Omran Ikbari and Hasan Karkardi are well known in Iran. YouTube is full of clips of them draped in their national colours, fighting (and for the most part comfortably winning) televised amateur boxing matches all over the world. They should have fought in the Olympics.
But while their countrymen paraded round the stadium in Stratford, they were still travelling from Iran to London hidden in the backs of trucks, escaping the Iranian secret police.
Having applied for asylum, they now share the living room of a one-bedroom flat in High Barnet, north London, provided by a fellow Iranian exile, a war veteran who fled the country 20 years ago after political persecution. "Imagine if you had been forced out of your home for 20 years," Nader Moradi says, while acting as an interpreter in an interview with The Independent, "and suddenly Amir Khan is staying in your living room. It's unbelievable."

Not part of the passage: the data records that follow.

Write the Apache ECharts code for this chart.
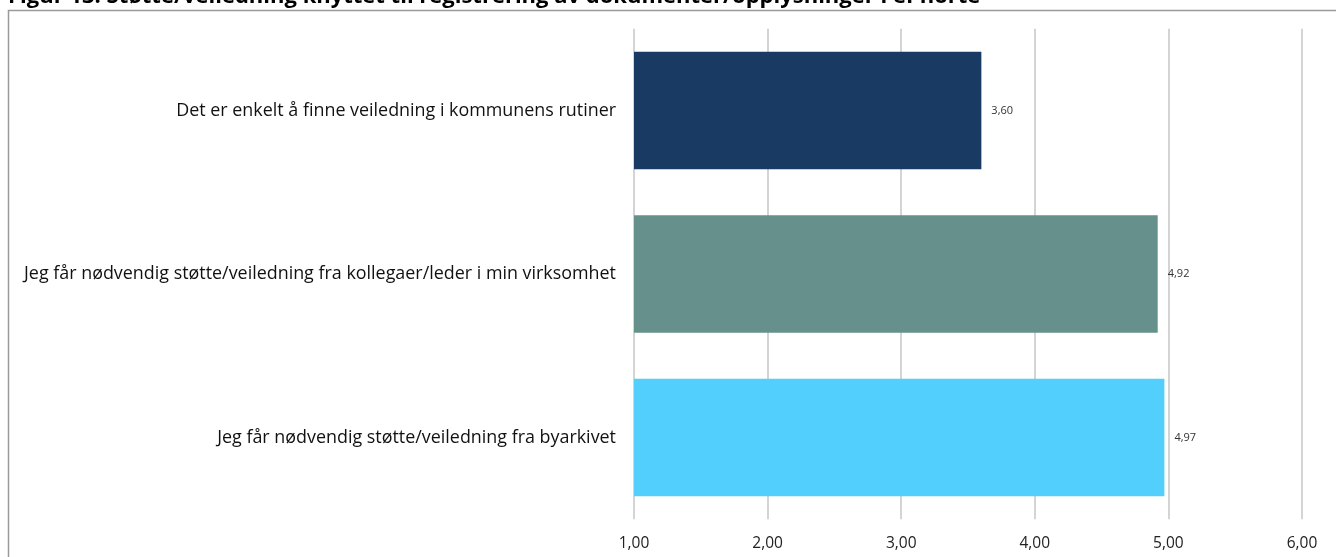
<!DOCTYPE html>
<html>
<head>
<meta charset="utf-8">
<script src="https://cdn.jsdelivr.net/npm/echarts@6/dist/echarts.min.js"></script>
<style>
  html, body { margin: 0; padding: 0; background: #fff; }
  #chart { width: 1336px; height: 557px; }
</style>
</head>
<body>
<div id="chart"></div>
<script>
// Statements shown on the category axis (top to bottom)
const categories = [
  'Det er enkelt å finne veiledning i kommunens rutiner',
  'Jeg får nødvendig støtte/veiledning fra kollegaer/leder i min virksomhet',
  'Jeg får nødvendig støtte/veiledning fra byarkivet'
];
// Mean score per statement
const scores = [3.60, 4.92, 4.97];
// One fill colour per bar
const barColors = ['#193b63', '#66908b', '#53cffe'];
// Value axis ticks
const tickValues = [1, 2, 3, 4, 5, 6];

const titleText = 'Figur 13: Støtte/veiledning knyttet til registrering av dokumenter/opplysninger i ePhorte';
const fmt = v => v.toFixed(2).replace('.', ',');
const fontFamily = '"Open Sans", "Noto Sans", sans-serif';

const chart = echarts.init(document.getElementById('chart'), null, { renderer: 'canvas' });

chart.setOption({
  animation: false,
  graphic: [
    {
      type: 'rect',
      shape: { x: 8.5, y: 10.5, width: 1340, height: 560 },
      style: { fill: 'none', stroke: '#9a9a9a', lineWidth: 1.5 },
      z: -1
    },
    {
      type: 'text',
      left: 8, top: -14,
      style: { text: titleText, fill: '#000', font: 'bold 22px ' + fontFamily }
    }
  ],
  grid: { left: 634, right: 34, top: 28.75, bottom: 37.75, containLabel: false },
  xAxis: {
    type: 'value',
    min: tickValues[0],
    max: tickValues[tickValues.length - 1],
    interval: 1,
    axisLine: { show: false },
    axisTick: { show: false },
    axisLabel: {
      formatter: fmt,
      color: '#222',
      fontSize: 15.5,
      fontFamily: fontFamily,
      margin: 16
    },
    splitLine: { show: true, lineStyle: { color: '#d4d4d4', width: 2 } }
  },
  yAxis: {
    type: 'category',
    data: categories,
    inverse: true,
    axisLine: { show: false },
    axisTick: { show: false },
    axisLabel: {
      color: '#111',
      fontSize: 17.9,
      fontFamily: fontFamily,
      margin: 18
    }
  },
  series: [{
    type: 'bar',
    data: scores.map((v, i) => ({ value: v, itemStyle: { color: barColors[i] } })),
    barCategoryGap: '28%',
    label: {
      show: true,
      position: 'right',
      distance: 10,
      formatter: p => fmt(p.value),
      color: '#333',
      fontSize: 11,
      fontFamily: fontFamily
    }
  }]
});
</script>
</body>
</html>
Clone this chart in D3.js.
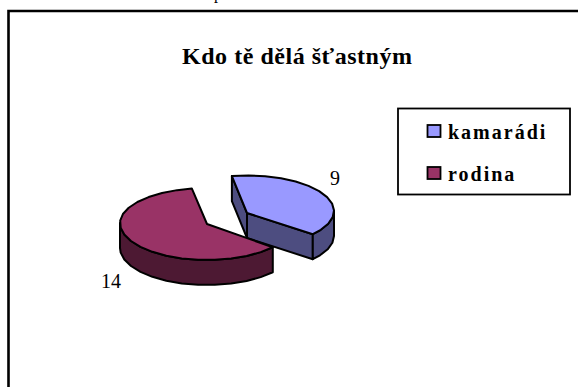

Omran, 24, is a bantamweight; he sleeps on the sofa. Hasan, 25, is a light heavyweight and is far too big for the camp bed set up for him. It is a far cry from the middle-class home they hurriedly left behind in Iran.
Their crime? "For me, the problems started when I won a medal in the Asian Championships," Omran says. When I arrived home, I told the reporters at the airport I was going to give the medal to my mother. They asked me why I wouldn't give my medal to one of the government's religious leaders, as most athletes do. It was like I let them down, by favouring my mother over the government."
On YouTube there is a clip of Iran's London Olympic gold medal-winning wrestler Hamid Sourian, sitting with President Ahmadinejad, offering him medals from previous victories.
Hasan says: "It was fine for several years. My problem started after I won the Asian boxing championship. When someone becomes a champion in Iran, the government expects you to behave in the way that they want, otherwise they will destroy you."
Not long after these incidents earlier this year, they were kicked out of the national team.
"Before the London Olympics, state newspaper reporters interviewed us," says Omran. "They asked us why we were not taking part in the London Olympics. We told them it was because of corruption, but this was never printed. Rather they threatened not to interview us any more.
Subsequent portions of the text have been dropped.